How do I deal with the gap between the cabinet and the wall? Use filler strips cut to width or run a bead of caulk along the joint. In a garage, a 1/4-inch gap sealed with paintable caulk is fine, no need for the precision scribing you'd do in a kitchen.
Should I paint old kitchen cabinets before moving them to the garage? You don't have to, but a fresh coat of paint seals the cabinet surfaces against moisture and gives a cleaner look. Use oil-based primer and latex paint or a cabinet-specific enamel for best durability.

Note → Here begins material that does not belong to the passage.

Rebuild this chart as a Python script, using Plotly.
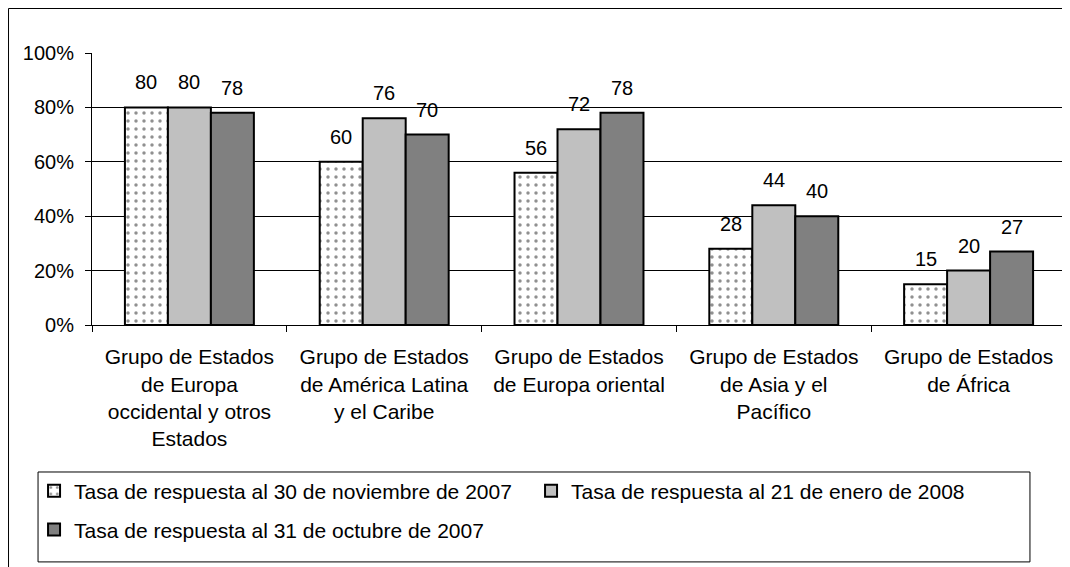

Do I need a countertop? Not necessarily. Base cabinets without a top can still serve as storage, but a continuous countertop ties the run together and creates a proper work surface. A 3/4-inch plywood top with a hardboard overlay is the budget option; butcher block is a step up.
Making It Work
The approach that consistently succeeds: move the cabinets on a dry day, seal the bottoms before they touch the concrete, level everything carefully before anchoring, and use the drawer space for the items you reach for most often. Kitchen cabinets in a garage look good, stay organized, and if you chose plywood construction or are repurposing solid boxes, they'll last as long as you need them.
The one thing to avoid is installing particleboard-box cabinets in a cold, damp, unheated garage and expecting them to last 20 years. Pick the right material for your conditions, and the rest of the project is straightforward.